MAP OF MOOSONEE (SCALE, 400 MILES TO THE INCH).

Stanford’s Geogˡ. Estabᵗ. London

FORTY-TWO YEARS
AMONGST THE
INDIANS AND ESKIMO

CHAPTER I
THE VOYAGE OUT

In the year 1670, a few English gentlemen, ‘the Governor and Company of Adventurers of England trading to Hudson’s Bay,’ obtained a charter from King Charles II. The company consisted of but nine or ten merchants. They made large profits by bartering English goods with the Indians of those wild, and almost unknown, regions for furs of the fox, otter, beaver, bear, lynx, musk, minx, and ermine.

The company established forts, and garrisoned them with Highlanders and Norwegians. The climate was too cold and the food too coarse to attract Englishmen to the service. The forts, or posts, were about a hundred and fifty or two hundred miles apart, and to them the Indians resorted in the spring of the year with the furs obtained by hunting, snaring, and other modes of capture.
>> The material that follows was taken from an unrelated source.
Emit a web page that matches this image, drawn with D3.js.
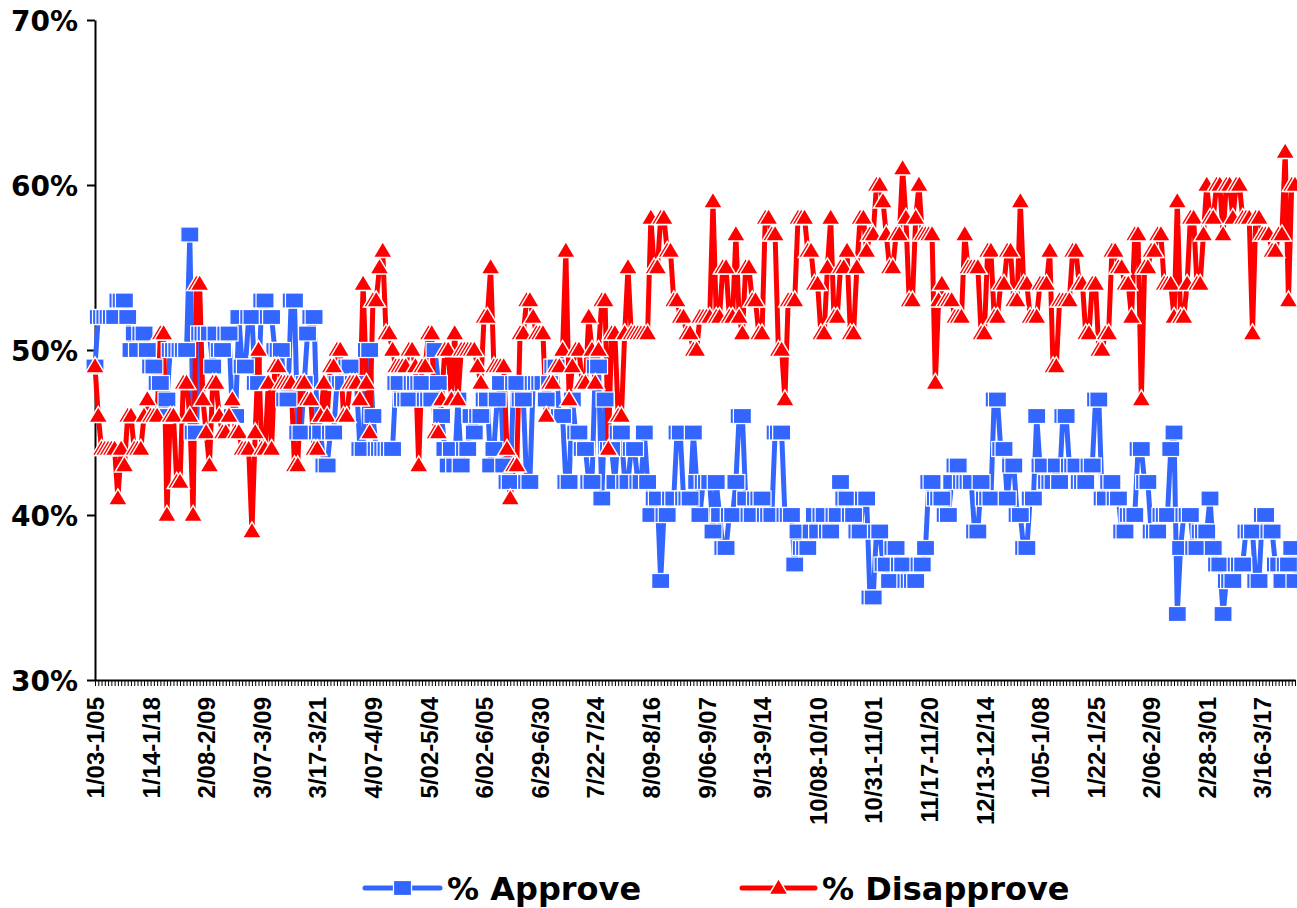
<!DOCTYPE html>
<html><head><meta charset="utf-8">
<script src="https://cdn.jsdelivr.net/npm/d3@7/dist/d3.min.js"></script>
<style>body{margin:0;background:#fff;} svg{display:block;}</style>
</head><body>
<svg id="chart" width="1297" height="908"></svg>
<script>
const tickLabels = ["1/03-1/05","1/14-1/18","2/08-2/09","3/07-3/09","3/17-3/21","4/07-4/09","5/02-5/04","6/02-6/05","6/29-6/30","7/22-7/24","8/09-8/16","9/06-9/07","9/13-9/14","10/08-10/10","10/31-11/01","11/17-11/20","12/13-12/14","1/05-1/08","1/22-1/25","2/06-2/09","2/28-3/01","3/16-3/17"];
const labelEvery = 17;
const yTicks = [30, 40, 50, 60, 70];
const seriesNames = ["% Approve", "% Disapprove"];

const approve = [
49,52,52,52,52,52,52,53,53,53,52,50,51,50,51,51,50,
49,49,48,48,46,47,50,50,50,50,50,50,57,45,45,51,51,
51,51,49,51,50,50,51,51,46,46,52,49,49,52,52,48,48,
53,53,52,52,50,50,50,47,47,53,53,45,45,48,51,52,52,
45,45,43,43,45,45,48,48,48,49,49,48,48,44,44,50,50,
46,44,44,44,44,44,44,48,48,47,47,47,48,48,48,48,47,
47,47,50,48,46,44,43,44,43,47,43,44,44,46,45,46,46,
47,47,43,44,47,48,43,42,42,48,48,47,47,42,42,48,48,
48,48,47,48,49,49,46,46,42,42,47,45,45,44,44,42,42,
49,49,41,47,44,44,42,45,45,42,42,44,44,42,42,45,42,
40,41,41,36,40,40,41,41,45,45,41,41,41,45,42,40,42,
42,42,39,42,40,38,38,40,40,42,46,46,41,40,40,41,41,
41,40,40,40,45,45,45,40,40,40,37,39,38,38,38,39,40,
39,40,40,39,39,40,40,42,41,41,40,40,39,39,41,41,35,
35,39,39,37,37,36,38,38,37,37,36,36,36,36,37,37,38,
42,42,41,41,41,40,40,42,43,43,42,42,42,42,39,39,42,
41,41,41,47,47,44,44,41,43,43,40,40,38,38,41,41,46,
43,43,42,42,42,43,42,46,46,43,43,43,42,42,42,43,43,
47,47,41,41,42,42,41,41,39,39,40,40,40,44,44,42,42,
39,39,39,40,40,40,44,45,34,38,40,40,40,38,38,39,39,
39,41,38,37,37,34,36,36,36,37,37,37,39,39,39,36,36,
40,40,39,39,37,37,36,37,37,38,36
];

const disapprove = [
49,46,44,44,44,44,44,41,44,43,46,46,44,44,44,46,47,
46,46,46,51,51,40,46,46,42,42,48,48,46,40,54,54,47,
45,43,48,48,46,45,45,46,47,45,45,44,44,44,39,45,50,
44,44,48,44,49,49,48,48,48,48,43,43,48,48,47,47,44,
44,46,48,46,49,49,50,50,46,46,48,48,48,47,54,48,45,
53,53,55,56,51,51,50,49,49,49,49,50,50,49,43,49,49,
51,51,45,45,47,50,50,47,51,47,50,50,50,50,50,49,48,
52,52,55,49,49,49,49,44,41,43,43,51,51,53,53,52,51,
51,51,46,48,48,49,49,50,56,47,49,50,50,48,48,52,50,
48,50,53,53,44,51,51,46,46,51,55,51,51,51,51,51,51,
58,55,55,58,58,56,56,53,53,52,52,51,51,50,50,52,52,
52,52,59,52,52,55,55,52,52,57,52,51,55,55,53,53,51,
51,58,58,57,57,50,50,47,53,53,53,58,58,58,56,56,54,
54,51,51,55,58,52,52,55,55,56,51,51,55,58,58,56,57,
57,60,60,59,57,55,55,57,57,61,58,53,53,58,60,57,57,
57,57,48,53,54,53,53,53,52,52,52,57,55,55,55,55,51,
51,56,56,52,52,54,54,56,56,53,53,59,54,54,52,52,52,
54,54,54,56,49,49,53,53,53,53,56,56,54,54,51,51,54,
54,50,50,51,51,56,56,55,55,54,54,52,57,57,47,55,55,
56,56,57,57,54,54,54,52,59,52,52,54,58,58,54,54,57,
60,58,58,60,60,57,60,60,58,60,60,58,58,58,51,58,58,
57,57,57,56,56,57,57,62,53,60,60
];

const BLUE = "#3366FF", RED = "#FF0000";
const categories = d3.range(approve.length);
const svg = d3.select("#chart");

const x = d3.scalePoint().domain(categories).range([95, 1295]);
const y = d3.scaleLinear().domain([30, 70]).range([680, 20]);

// Y axis
const yAxis = svg.append("g").attr("transform", "translate(95,0)")
  .call(d3.axisLeft(y).tickValues(yTicks).tickFormat(d => d + "%").tickSize(8).tickSizeOuter(0));
yAxis.select(".domain").attr("stroke", "#000").attr("stroke-width", 2);
yAxis.selectAll(".tick line").attr("stroke", "#000").attr("stroke-width", 2);
yAxis.selectAll(".tick text").attr("x", -17).attr("dy", "0.36em")
  .style("font-family", "'DejaVu Sans', sans-serif").style("font-weight", "bold").style("font-size", "28px").attr("fill", "#000");

// X axis minor ticks
const xMinor = svg.append("g").attr("transform", "translate(0,680)")
  .call(d3.axisBottom(x).tickValues(categories).tickFormat("").tickSize(6).tickSizeOuter(0));
xMinor.select(".domain").attr("stroke", "#000").attr("stroke-width", 2);
xMinor.selectAll(".tick line").attr("stroke", "#000").attr("stroke-width", 1);

// X axis labels
const xLab = svg.append("g").attr("transform", "translate(0,680)")
  .call(d3.axisBottom(x).tickValues(categories.filter(i => i % labelEvery === 0))
    .tickFormat(i => tickLabels[i / labelEvery]).tickSize(0).tickSizeOuter(0));
xLab.select(".domain").remove();
xLab.selectAll(".tick text")
  .attr("transform", "rotate(-90)").attr("text-anchor", "end")
  .attr("x", -17).attr("y", 0).attr("dy", "0.36em")
  .style("font-family", "'Liberation Sans', Arial, sans-serif").style("font-weight", "bold").style("font-size", "24px").attr("fill", "#000");

// Lines
const line = d3.line().x((d, i) => x(i)).y(d => y(d));
svg.append("path").datum(approve).attr("d", line).attr("fill", "none")
  .attr("stroke", BLUE).attr("stroke-width", 5).attr("stroke-linejoin", "round");
svg.append("path").datum(disapprove).attr("d", line).attr("fill", "none")
  .attr("stroke", RED).attr("stroke-width", 5).attr("stroke-linejoin", "round");

// Markers
const sqW = 18, sqH = 15;
svg.append("g").selectAll("rect").data(approve).join("rect")
  .attr("x", (d, i) => x(i) - sqW / 2).attr("y", d => y(d) - sqH / 2)
  .attr("width", sqW).attr("height", sqH)
  .attr("fill", BLUE).attr("stroke", "#fff").attr("stroke-width", 1.2);

const triW = 19, triH = 16;
const tri = `M0,${-triH * 0.6}L${triW / 2},${triH * 0.4}L${-triW / 2},${triH * 0.4}Z`;
svg.append("g").selectAll("path").data(disapprove).join("path")
  .attr("d", tri).attr("transform", (d, i) => `translate(${x(i)},${y(d)})`)
  .attr("fill", RED).attr("stroke", "#fff").attr("stroke-width", 1.5);

// Legend
const lg = svg.append("g").style("font-family", "'DejaVu Sans', sans-serif").style("font-weight", "bold").style("font-size", "32px");
const leg = [
  {name: seriesNames[0], color: BLUE, x0: 365, x1: 440, tx: 447, type: "sq"},
  {name: seriesNames[1], color: RED, x0: 742, x1: 815, tx: 822, type: "tri"}
];
const ly = 888;
leg.forEach(l => {
  lg.append("line").attr("x1", l.x0).attr("x2", l.x1).attr("y1", ly).attr("y2", ly)
    .attr("stroke", l.color).attr("stroke-width", 5).attr("stroke-linecap", "round");
  const cx = (l.x0 + l.x1) / 2;
  if (l.type === "sq") {
    lg.append("rect").attr("x", cx - sqW / 2).attr("y", ly - sqH / 2).attr("width", sqW).attr("height", sqH)
      .attr("fill", l.color).attr("stroke", "#fff").attr("stroke-width", 1.2);
  } else {
    lg.append("path").attr("d", tri).attr("transform", `translate(${cx},${ly})`)
      .attr("fill", l.color).attr("stroke", "#fff").attr("stroke-width", 1.5);
  }
  lg.append("text").attr("x", l.tx).attr("y", ly).attr("dy", "0.36em").text(l.name);
});
</script>
</body></html>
In return for these they obtained guns, powder and shot, traps, kettles, axes, cloth, and blankets. The standard of value for everything was a beaver skin. Two white foxes were worth one beaver skin, two silver foxes were worth eight beaver skins, one pocket-handkerchief was worth one beaver skin, one yard of blue cloth was worth one-and-a-half beaver skins, a frying-pan was worth two beaver skins. As time went on, and the value of furs in the market rose or fell, the prices of certain things altered. But this is a sample of what they were when the hero of our tale first went out to Hudson’s Bay in 1851.

Let us accompany the young missionary on his voyage to Moose Fort, the chief of the company’s trading posts. ‘We, that is, my dear wife and myself,’ he writes, ‘went on board ship at Gravesend on June 6, 1851. Our ship was strongly built, double throughout; it was armed with thick blocks of timber, called ice chocks, at the bows, to enable it to do battle with the ice it would have to encounter. At Stromness we remained a fortnight, taking in a portion of our cargo and a number of men who were going to Hudson’s Bay in the service of the company. It was a solitary voyage. All the way we saw but one vessel. On a Saturday afternoon we entered the Straits.